This week’s observations were inspired by Ric Edelman’s comments at an advisor conference earlier this month:
“Your clients are going to live to 120, and if you haven’t built that into your financial plan, you’re not running accurate projections for them.”
He went on to say that the traditional retirement timeline of working, saving and retiring will become more cyclical (in my experience, it already has), with people retiring from a career, taking some time off, and then pursuing a new career or other venture.
Here are a few of my personal observations as I think through client timelines and the conversations we have on a regular basis.
– I’ve been running client lifetime cash flow projections out to age 100 for as long as I can remember, but haven’t tried 120 yet. Watch for a new “longevity” analysis as we continue our work going forward.
– Some of the best conversations I have on a regular basis are business planning discussions with clients in their 60’s and 70’s.
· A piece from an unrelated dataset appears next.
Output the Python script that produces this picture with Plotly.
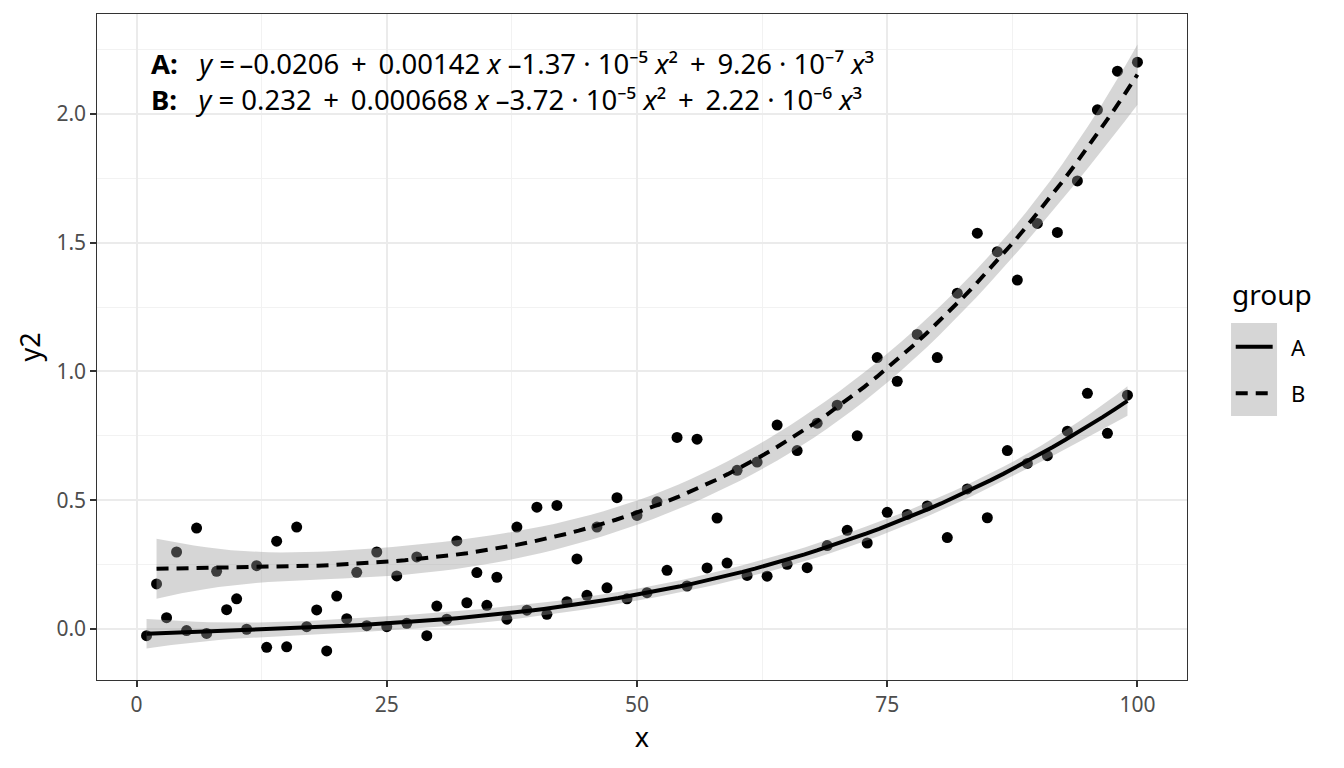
import numpy as np
import plotly.graph_objects as go

# group A sits on the odd x values, group B on the even ones
x_a = list(range(1, 100, 2))
y2_a = [-0.026, 0.044, -0.006, -0.017, 0.075, -0.001, -0.071, -0.069, 0.009, -0.085,
        0.040, 0.013, 0.009, 0.022, -0.026, 0.038, 0.102, 0.092, 0.038, 0.073,
        0.057, 0.106, 0.131, 0.160, 0.117, 0.141, 0.228, 0.167, 0.237, 0.256,
        0.208, 0.205, 0.251, 0.238, 0.324, 0.383, 0.334, 0.453, 0.445, 0.478,
        0.355, 0.544, 0.432, 0.693, 0.643, 0.673, 0.768, 0.915, 0.760, 0.908]

x_b = list(range(2, 101, 2))
y2_b = [0.175, 0.299, 0.392, 0.224, 0.117, 0.246, 0.341, 0.396, 0.074, 0.128,
        0.220, 0.299, 0.206, 0.280, 0.089, 0.342, 0.219, 0.201, 0.396, 0.473,
        0.480, 0.272, 0.396, 0.510, 0.441, 0.494, 0.744, 0.737, 0.431, 0.616,
        0.648, 0.792, 0.693, 0.799, 0.869, 0.750, 1.054, 0.962, 1.144, 1.054,
        1.304, 1.537, 1.465, 1.355, 1.575, 1.540, 1.740, 2.016, 2.166, 2.201]

groups = ["A", "B"]
group_dash = ["solid", "12px,8px"]

# superscripts as unicode characters so the two lines do not collide
eq_labels = [
    "<b>A:</b>\u00a0\u00a0\u00a0<i>y</i> =\u2009–0.0206 \u2009+\u2009 0.00142 <i>x</i> –1.37 · 10⁻⁵"
    " <i>x</i>² \u2009+\u2009 9.26 · 10⁻⁷ <i>x</i>³",
    "<b>B:</b>\u00a0\u00a0\u00a0<i>y</i> = 0.232 \u2009+\u2009 0.000668 <i>x</i> –3.72 · 10⁻⁵"
    " <i>x</i>² \u2009+\u2009 2.22 · 10⁻⁶ <i>x</i>³",
]
x_ticks = [0, 25, 50, 75, 100]
y_ticks = [0.0, 0.5, 1.0, 1.5, 2.0]

T_975 = 2.0129  # qt(0.975, df = 50 - 4)
FONT = "Noto Sans"
BAND = "rgba(153,153,153,0.4)"


def poly_fit_band(x, y, n=80):
    """Cubic least squares fit with a 95% confidence band, like stat_poly_line."""
    x = np.asarray(x, float)
    y = np.asarray(y, float)
    c, s = x.mean(), x.std()
    X = np.vander((x - c) / s, 4, increasing=True)
    beta, *_ = np.linalg.lstsq(X, y, rcond=None)
    resid = y - X @ beta
    sigma2 = resid @ resid / (len(x) - 4)
    xs = np.linspace(x.min(), x.max(), n)
    Xs = np.vander((xs - c) / s, 4, increasing=True)
    fit = Xs @ beta
    cov = np.linalg.inv(X.T @ X)
    se = np.sqrt(sigma2 * np.einsum("ij,jk,ik->i", Xs, cov, Xs))
    return xs, fit, fit - T_975 * se, fit + T_975 * se


fig = go.Figure()

# points go underneath the bands, as in the ggplot layer order
fig.add_trace(go.Scatter(x=x_a + x_b, y=y2_a + y2_b, mode="markers",
                         marker=dict(color="black", size=11), hoverinfo="skip"))

fits = [poly_fit_band(x_a, y2_a), poly_fit_band(x_b, y2_b)]
for xs, fit, lo, hi in fits:
    fig.add_trace(go.Scatter(x=np.concatenate([xs, xs[::-1]]),
                             y=np.concatenate([hi, lo[::-1]]),
                             fill="toself", fillcolor=BAND, line=dict(width=0),
                             mode="lines", hoverinfo="skip"))
for (xs, fit, lo, hi), dash in zip(fits, group_dash):
    fig.add_trace(go.Scatter(x=xs, y=fit, mode="lines",
                             line=dict(color="black", width=4, dash=dash)))

# equation labels, top left of the panel
fig.add_annotation(text="<br>".join(eq_labels), xref="paper", yref="paper", x=0.048, y=0.899,
                   xanchor="left", yanchor="middle", align="left", showarrow=False,
                   font=dict(family=FONT, size=27.5, color="black"))

# legend drawn by hand: grey key box with the line types
fig.add_shape(type="rect", xref="paper", yref="paper", x0=1.0404, x1=1.0826,
              y0=0.3964, y1=0.536, fillcolor="#D6D6D6", line=dict(width=0))
for i, (g, dash) in enumerate(zip(groups, group_dash)):
    yy = 0.5005 - i * 0.070
    fig.add_shape(type="line", xref="paper", yref="paper", x0=1.0447, x1=1.0786,
                  y0=yy, y1=yy, line=dict(color="black", width=4, dash=dash))
    fig.add_annotation(text=g, xref="paper", yref="paper", x=1.094, y=yy,
                       xanchor="left", yanchor="middle", showarrow=False,
                       font=dict(family=FONT, size=22, color="black"))
fig.add_annotation(text="group", xref="paper", yref="paper", x=1.039, y=0.580,
                   xanchor="left", yanchor="middle", showarrow=False,
                   font=dict(family=FONT, size=28, color="black"))

axis_common = dict(
    showline=True, mirror=True, linecolor="#333333", linewidth=1.3,
    showgrid=True, gridcolor="#EBEBEB", gridwidth=1.8,
    ticks="outside", ticklen=5.5, tickwidth=1.8, tickcolor="#333333",
    tickfont=dict(family=FONT, size=21, color="#4D4D4D"),
    zeroline=False,
    minor=dict(showgrid=True, gridcolor="#F2F2F2", gridwidth=1),
)
fig.update_xaxes(range=[-3.95, 104.95], tickvals=x_ticks, ticktext=[str(v) for v in x_ticks],
                 title=dict(text="x", font=dict(family=FONT, size=27, color="black"), standoff=6),
                 **axis_common)
fig.update_xaxes(minor=dict(tickvals=[12.5, 37.5, 62.5, 87.5], ticks=""))
fig.update_yaxes(range=[-0.198, 2.388], tickvals=y_ticks, ticktext=[f"{v:.1f}" for v in y_ticks],
                 title=dict(text="y2", font=dict(family=FONT, size=27, color="black"), standoff=8),
                 **axis_common)
fig.update_yaxes(minor=dict(tickvals=[-0.25, 0.25, 0.75, 1.25, 1.75, 2.25], ticks=""))

# the page body adds an 8px margin, so the figure is drawn 8px smaller and shifted back
fig.update_layout(
    width=1328, height=752,
    margin=dict(l=89, r=149, t=6, b=80, autoexpand=False),
    plot_bgcolor="white", paper_bgcolor="white",
    showlegend=False,
    font=dict(family=FONT),
)

fig.write_html("out.html")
– About half of our “retired” clients don’t draw a regular income from their investment portfolios and retirement accounts. And a portion of these clients actually makes new investments from excess cash!
– Clearly, the traditional concept of retirement is shifting, and perhaps at just the right time if Ric’s view of our longevity comes true. As a young man in my 40’s, with 40 more good working years ahead of me (God willing), this is an exciting timeline to walk with you!
Today is my daughter’s 16th birthday, and I’ve been celebrating her all week! What a joy to see my little girl growing up and getting ready to soar. I hope Ric is right — I would love to be a witness to her life until I’m 120.